Other citizens opposed the elimination of teacher assistant and bus monitor positions and parent resource center funding.

“I’m very concerned about the budget,” School Board member Phyllis Byrum said. “This is a difficult task we’re about to go into. It seems like this year, we don’t have much left to cut.”

School Board members largely pointed the finger at City Council, the General Assembly and Gov. Bob McDonnell for the potential loss of funding.

“I think it is time to stand up in this city and say our teachers deserve what the city people get,” said School Board member Diane Foster. “This is election year. It’s time to take a really hard stand.”

Finance Director Wendy Forsman presented statistics showing that the city’s Composite Index has risen since 2008 — meaning the state believes the city has more money to pay for its own education system — yet appropriation of local funds has fallen $4.4 million in the same time period.

The Composite Index formula is determined using the locality’s property values, taxable sales, gross income and population, as well as the number of students served by the school system.

“The people you put in office determine what you’re going to get in return,” Board member Enoch Copeland added. “You’re going to have to march to the ballot box and vote. Six years is far too long to be [paid] at the same level.”

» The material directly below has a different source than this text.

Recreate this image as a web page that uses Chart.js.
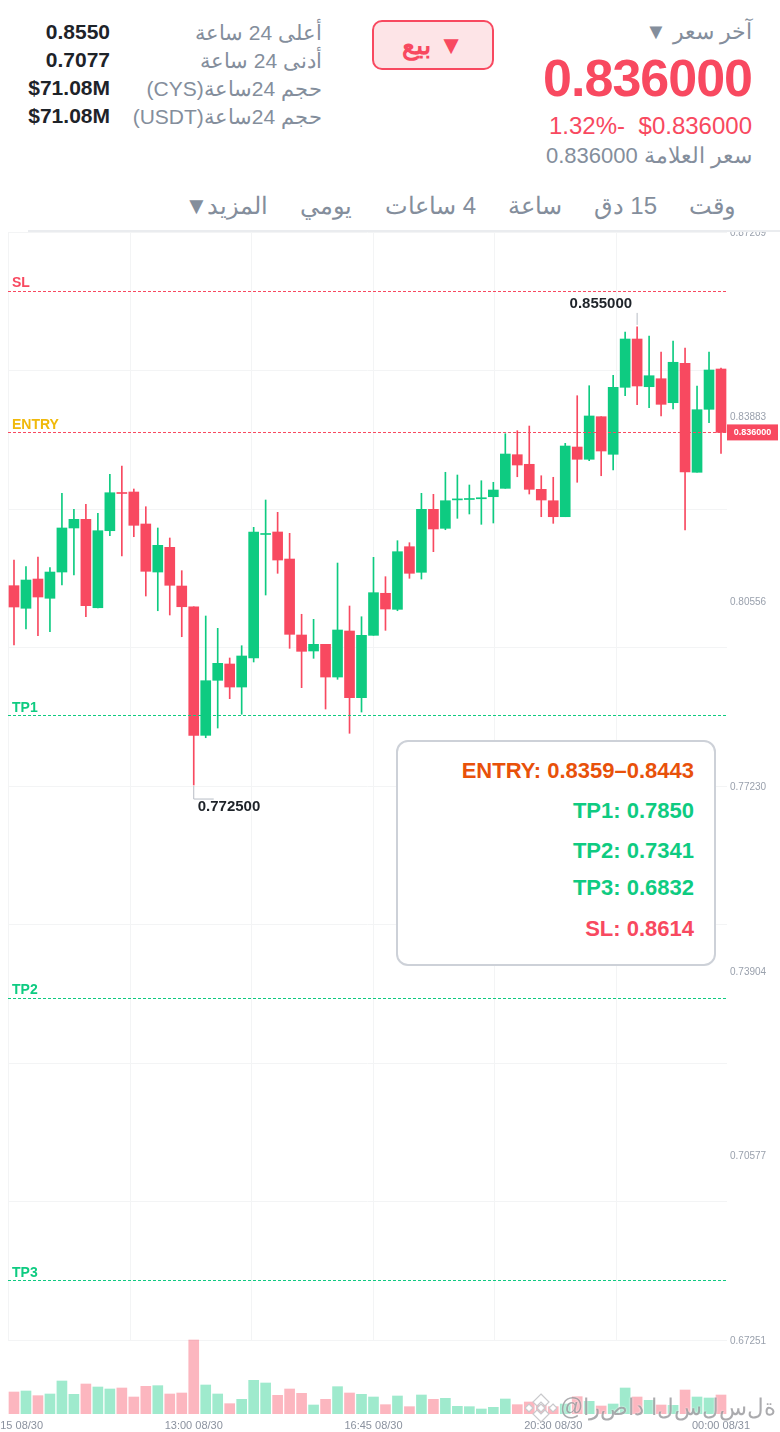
<!DOCTYPE html>
<html lang="ar">
<head>
<meta charset="utf-8">
<title>CYS/USDT</title>
<script src="https://cdn.jsdelivr.net/npm/chart.js@4/dist/chart.umd.min.js"></script>
<style>
  html, body { margin: 0; padding: 0; background: #fff; width: 780px; height: 1432px; overflow: hidden; }
  body { position: relative; font-family: "Liberation Sans", "Noto Sans", sans-serif; }
  #myChart { position: absolute; left: 0; top: 0; display: block; }
  #header { position: absolute; left: 0; top: 0; width: 780px; height: 230px; background: #fff; z-index: 2; }
  #header .rule { position: absolute; left: 28px; top: 230px; width: 752px; height: 2px; background: #eaecef; }
  #header::after { content: ""; position: absolute; left: 0; top: 230px; width: 28px; height: 2px; background: #fff; }
  .t { position: absolute; white-space: nowrap; transform: translateY(-50%); direction: rtl; color: #848e9c; font-size: 21px; line-height: 1; }
  .val { direction: ltr; color: #1e2329; font-weight: bold; font-size: 21px; }
  .red { color: #f84960; }
  .tab { font-size: 24px; }
  #side { position: absolute; left: 372px; top: 20px; width: 118px; height: 46px; border: 2px solid #f84960; border-radius: 10px; background: #fde4e7;
          color: #f84960; font-size: 26px; font-weight: bold; direction: rtl; text-align: center; line-height: 46px; }
  #box { position: absolute; left: 396px; top: 740px; width: 316px; height: 222px; border: 2px solid #cdd1d8; border-radius: 12px; background: #fff; z-index: 1; }
  #box div { position: absolute; right: 20px; font-size: 22px; font-weight: bold; line-height: 1; white-space: nowrap; transform: translateY(-50%); }
  #mark { position: absolute; left: 525px; top: 1390px; height: 34px; width: 255px; z-index: 3; pointer-events: none; }
  #mark svg { position: absolute; left: 0; top: 2px; }
  #mark span { position: absolute; left: 35px; top: 2px; font-size: 23px; line-height: 30px; color: rgba(120,120,125,.62); white-space: nowrap;
               direction: ltr; unicode-bidi: bidi-override; text-shadow: 0 0 2px #fff; }
</style>
</head>
<body>
<div id="header">
  <div class="t" style="right:28px;top:32px;font-size:22px">آخر سعر ▼</div>
  <div class="t red" style="right:28px;top:78px;font-size:52px;font-weight:bold;direction:ltr;letter-spacing:-1px">0.836000</div>
  <div class="t red" style="right:28px;top:126px;font-size:24px;direction:ltr">$0.836000</div>
  <div class="t red" style="right:155px;top:126px;font-size:24px">-1.32%</div>
  <div class="t" style="right:28px;top:156px;font-size:22px">سعر العلامة 0.836000</div>
  <div id="side">▼ بيع</div>
  <div class="t" style="right:458px;top:32px">أعلى 24 ساعة</div>
  <div class="t" style="right:458px;top:60px">أدنى 24 ساعة</div>
  <div class="t" style="right:458px;top:88px">حجم 24ساعة(CYS)</div>
  <div class="t" style="right:458px;top:116px">حجم 24ساعة(USDT)</div>
  <div class="t val" style="right:670px;top:31px">0.8550</div>
  <div class="t val" style="right:670px;top:59px">0.7077</div>
  <div class="t val" style="right:670px;top:87px">$71.08M</div>
  <div class="t val" style="right:670px;top:115px">$71.08M</div>
  <div class="t tab" style="right:44px;top:206px">وقت</div>
  <div class="t tab" style="right:123px;top:206px">15 دق</div>
  <div class="t tab" style="right:218px;top:206px">ساعة</div>
  <div class="t tab" style="right:304px;top:206px">4 ساعات</div>
  <div class="t tab" style="right:428px;top:206px">يومي</div>
  <div class="t tab" style="right:512px;top:206px;word-spacing:-8px">المزيد ▼</div>
  <div class="rule"></div>
</div>

<canvas id="myChart" width="780" height="1432"></canvas>

<div id="box">
  <div style="top:29px;color:#e8510a">ENTRY: 0.8359–0.8443</div>
  <div style="top:69px;color:#0ecb81">TP1: 0.7850</div>
  <div style="top:109px;color:#0ecb81">TP2: 0.7341</div>
  <div style="top:146px;color:#0ecb81">TP3: 0.6832</div>
  <div style="top:187px;color:#f84960">SL: 0.8614</div>
</div>

<div id="mark">
  <svg width="32" height="32" viewBox="0 0 32 32">
    <g fill="#fff" stroke="#c9c9cc" stroke-width="1.2">
      <path d="M16 2 L24 10 L20 14 L16 10 L12 14 L8 10 Z"/>
      <path d="M16 30 L24 22 L20 18 L16 22 L12 18 L8 22 Z"/>
      <path d="M4 12 L8 16 L4 20 L0 16 Z"/>
      <path d="M28 12 L32 16 L28 20 L24 16 Z"/>
      <path d="M16 12 L20 16 L16 20 L12 16 Z"/>
    </g>
  </svg>
  <span>@ا&zwnj;ر&zwnj;ص&zwnj;ا&zwnj;د ا&zwnj;ل&zwnj;س&zwnj;ل&zwnj;س&zwnj;ل&zwnj;ة</span>
</div>

<script>
const timeLabels = [
  '09:15 08/30','09:30 08/30','09:45 08/30','10:00 08/30','10:15 08/30','10:30 08/30','10:45 08/30','11:00 08/30','11:15 08/30','11:30 08/30',
  '11:45 08/30','12:00 08/30','12:15 08/30','12:30 08/30','12:45 08/30','13:00 08/30','13:15 08/30','13:30 08/30','13:45 08/30','14:00 08/30',
  '14:15 08/30','14:30 08/30','14:45 08/30','15:00 08/30','15:15 08/30','15:30 08/30','15:45 08/30','16:00 08/30','16:15 08/30','16:30 08/30',
  '16:45 08/30','17:00 08/30','17:15 08/30','17:30 08/30','17:45 08/30','18:00 08/30','18:15 08/30','18:30 08/30','18:45 08/30','19:00 08/30',
  '19:15 08/30','19:30 08/30','19:45 08/30','20:00 08/30','20:15 08/30','20:30 08/30','20:45 08/30','21:00 08/30','21:15 08/30','21:30 08/30',
  '21:45 08/30','22:00 08/30','22:15 08/30','22:30 08/30','22:45 08/30','23:00 08/30','23:15 08/30','23:30 08/30','23:45 08/30','00:00 08/31'
];
const shownTimes = [0, 15, 30, 45, 59];

const opens = [
  .80840,.80433,.80960,.80613,.81086,.81879,.82035,.80443,.81830,.82503,
  .82527,.81951,.81086,.81531,.80834,.80461,.78145,.79136,.79430,.79015,
  .79538,.81762,.81807,.81320,.79952,.79664,.79784,.79195,.80024,.78823,
  .79946,.80703,.80414,.81542,.81081,.82215,.81873,.82385,.82392,.82405,
  .82442,.82593,.83199,.83026,.82575,.82370,.82082,.83337,.83116,.83883,
  .83206,.84412,.85282,.84423,.84567,.84135,.84845,.82882,.84016,.84742
];
const closes = [
  .80456,.80942,.80636,.81086,.81879,.82035,.80479,.81830,.82514,.82500,
  .81927,.81099,.81567,.80847,.80461,.78145,.79129,.79442,.79015,.79574,
  .81807,.81765,.81302,.79964,.79658,.79784,.79195,.80042,.78823,.79946,
  .80714,.80420,.81452,.81063,.82215,.81861,.82370,.82388,.82395,.82424,
  .82563,.83211,.83013,.82575,.82383,.82082,.83355,.83116,.83896,.83265,
  .84412,.85282,.84436,.84621,.84106,.84863,.82887,.84009,.84724,.83600
];
const highs = [
  .81302,.81182,.81356,.81164,.82503,.82215,.82305,.82143,.82846,.82995,
  .82581,.82262,.81879,.81699,.81110,.80461,.80294,.80072,.79538,.79759,
  .81891,.82383,.82161,.81783,.80325,.80234,.79784,.81248,.80474,.80281,
  .81351,.81002,.81650,.81614,.82503,.82485,.82882,.82833,.82653,.82730,
  .82702,.83577,.83631,.83715,.82820,.82792,.83404,.84261,.84441,.83883,
  .84628,.85408,.85500,.85336,.85048,.85246,.85120,.84436,.85048,.84760
];
const lows = [
  .79772,.80060,.79939,.80011,.80852,.81032,.80281,.80438,.81740,.81374,
  .81722,.80654,.80389,.80312,.79921,.77250,.78102,.78277,.78805,.78524,
  .79466,.80672,.81063,.79712,.79003,.79532,.78619,.79154,.78182,.78565,
  .79946,.80036,.80389,.80973,.80960,.81452,.81848,.82053,.82131,.81945,
  .81969,.82593,.82802,.82491,.82082,.81963,.82082,.82702,.83091,.82820,
  .82923,.84261,.84099,.84045,.83896,.84022,.81843,.82882,.83775,.83224
];
const volumes = [
   66, 69, 55, 60, 99, 59, 90, 81, 75, 78,
   51, 83, 85, 60, 63,222, 87, 60, 31, 44,
  101, 93, 56, 75, 62, 27, 44, 82, 63, 59,
   51, 28, 54, 22, 57, 44, 47, 23, 22, 15,
   20, 45, 28, 36, 27, 22, 30, 52, 38, 24,
   30, 78, 51, 41, 27, 26, 72, 51, 48, 57
];

const priceTicks = [.87209, .83883, .80556, .77230, .73904, .70577, .67251];
const gridPrices = [.87209, .84714, .82220, .79725, .77230, .74735, .72240, .69746, .67251];
const gridTimes = [0, 1, 2, 3, 4, 5];

const levelNames = ['SL', 'ENTRY', 'TP1', 'TP2', 'TP3'];
const levelValues = [.8614, .8359, .7850, .7341, .6832];
const levelColors = ['#f84960', '#f0b90b', '#0ecb81', '#0ecb81', '#0ecb81'];
const lastPrice = .836;
const dayHigh = .855;
const dayLow = .7725;

const GREEN = '#0ecb81';
const RED = '#f84960';
const GRID = '#f3f4f5';
const isUp = i => closes[i] >= opens[i];

// grid, levels and price tags, all placed from the chart scales
const overlays = {
  id: 'overlays',
  beforeDatasetsDraw(chart) {
    const { ctx, chartArea, scales } = chart;
    ctx.save();
    ctx.strokeStyle = GRID;
    ctx.lineWidth = 1;
    const bottom = scales.y.getPixelForValue(gridPrices[gridPrices.length - 1]);
    gridTimes.forEach(v => {
      const x = Math.round(scales.x2.getPixelForValue(v)) + .5;
      ctx.beginPath();
      ctx.moveTo(x, chartArea.top);
      ctx.lineTo(x, bottom);
      ctx.stroke();
    });
    ctx.restore();
  },
  afterDatasetsDraw(chart) {
    const { ctx, chartArea, scales } = chart;
    const y = scales.y;
    const dashed = (value, color) => {
      const py = Math.floor(y.getPixelForValue(value)) + .5;
      ctx.strokeStyle = color;
      ctx.lineWidth = 1;
      ctx.setLineDash([3, 2]);
      ctx.beginPath();
      ctx.moveTo(chartArea.left, py);
      ctx.lineTo(chartArea.right, py);
      ctx.stroke();
      ctx.setLineDash([]);
    };
    ctx.save();
    levelValues.forEach((v, i) => {
      dashed(v, levelColors[i]);
      ctx.fillStyle = levelColors[i];
      ctx.font = 'bold 14px "Liberation Sans"';
      ctx.textAlign = 'left';
      ctx.textBaseline = 'alphabetic';
      ctx.fillText(levelNames[i], chartArea.left + 4, y.getPixelForValue(v) - 4);
    });
    dashed(lastPrice, RED);

    // current price tag on the axis
    const tagY = y.getPixelForValue(lastPrice);
    ctx.fillStyle = RED;
    ctx.fillRect(chartArea.right, tagY - 8, 51, 16);
    ctx.fillStyle = '#fff';
    ctx.font = 'bold 9px "Liberation Sans"';
    ctx.textAlign = 'center';
    ctx.textBaseline = 'middle';
    ctx.fillText(lastPrice.toFixed(6), chartArea.right + 25.5, tagY + .5);

    // high and low markers
    const hiX = scales.x.getPixelForValue(highs.indexOf(dayHigh));
    const hiY = y.getPixelForValue(dayHigh);
    const loX = scales.x.getPixelForValue(lows.indexOf(dayLow));
    const loY = y.getPixelForValue(dayLow);
    ctx.strokeStyle = '#b7bcc5';
    ctx.beginPath();
    ctx.moveTo(hiX, hiY - 2);
    ctx.lineTo(hiX, hiY - 14);
    ctx.moveTo(loX, loY + 1);
    ctx.lineTo(loX, loY + 14);
    ctx.lineTo(loX + 20, loY + 14);
    ctx.stroke();
    ctx.fillStyle = '#1e2329';
    ctx.font = 'bold 15px "Liberation Sans"';
    ctx.textBaseline = 'middle';
    ctx.textAlign = 'right';
    ctx.fillText(dayHigh.toFixed(6), hiX - 5, hiY - 23);
    ctx.textAlign = 'left';
    ctx.fillText(dayLow.toFixed(6), loX + 4, loY + 22);
    ctx.restore();
  }
};

let ctx = document.getElementById('myChart').getContext('2d');
let myChart = new Chart(ctx, {
  type: 'bar',
  data: {
    labels: timeLabels,
    datasets: [
      {
        // volume
        data: volumes,
        yAxisID: 'yVol',
        barThickness: 10,
        backgroundColor: c => (isUp(c.dataIndex) ? 'rgba(14,203,129,.4)' : 'rgba(248,73,96,.4)'),
        order: 3
      },
      {
        // wicks
        data: lows.map((l, i) => [l, highs[i]]),
        barThickness: 1,
        backgroundColor: c => (isUp(c.dataIndex) ? GREEN : RED),
        order: 2
      },
      {
        // bodies
        data: opens.map((o, i) => [o, closes[i]]),
        barThickness: 10,
        minBarLength: 1,
        backgroundColor: c => (isUp(c.dataIndex) ? GREEN : RED),
        order: 1
      }
    ]
  },
  plugins: [overlays],
  options: {
    responsive: false,
    animation: false,
    layout: { autoPadding: false, padding: { left: 8, top: 232, right: 0, bottom: 0 } },
    datasets: { bar: { grouped: false } },
    plugins: { legend: { display: false }, tooltip: { enabled: false } },
    scales: {
      x: {
        offset: true,
        grid: { display: false, drawTicks: false },
        border: { display: false },
        // first label runs off the left edge, do not let it squeeze the plot
        afterFit: s => { s.height = 18; s.paddingLeft = 0; s.paddingRight = 0; },
        ticks: {
          autoSkip: false,
          maxRotation: 0,
          padding: 5,
          color: '#8b929f',
          font: { size: 11, family: 'Liberation Sans' },
          callback(v, i) { return shownTimes.includes(i) ? timeLabels[i] : ''; }
        }
      },
      // vertical grid spacing does not follow the candles
      x2: { type: 'linear', display: false, offset: false, min: 0, max: 5.913 },
      y: {
        position: 'right',
        min: .65924,
        max: .87209,
        border: { display: false },
        afterFit: s => { s.width = 53; },
        afterBuildTicks: s => {
          s.ticks = [...new Set([...gridPrices, ...priceTicks])].map(value => ({ value }));
        },
        grid: {
          drawTicks: false,
          color: c => (gridPrices.includes(c.tick.value) ? GRID : 'transparent')
        },
        ticks: {
          padding: 3,
          labelOffset: 1,
          color: '#9aa1ad',
          font: { size: 10, family: 'Liberation Sans' },
          callback: v => (priceTicks.includes(v) ? v.toFixed(5) : '')
        }
      },
      yVol: { display: false, min: 0, max: 3546 }
    }
  }
});
</script>
</body>
</html>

Chairman Michael Debranski agreed.

“Mr. Copeland has hit the nail on the head,” Debranski said. “It’s not just a local problem, it’s a state problem.”

School Board members asked Whitney to amend the budget to include more local support from the city for raises, Virginia Retirement System support and all the programs that Whitney recommended cutting.

“We ought to ask for $2 million for raise money,” Debranski said. That would equal about a 2-percent raise for every employee.

The School Board also asked Whitney to investigate the possibility of performance pay.

“I think that’s going to take an extended period of time,” Whitney said. He added his research has shown that performance pay causes teachers to collaborate less.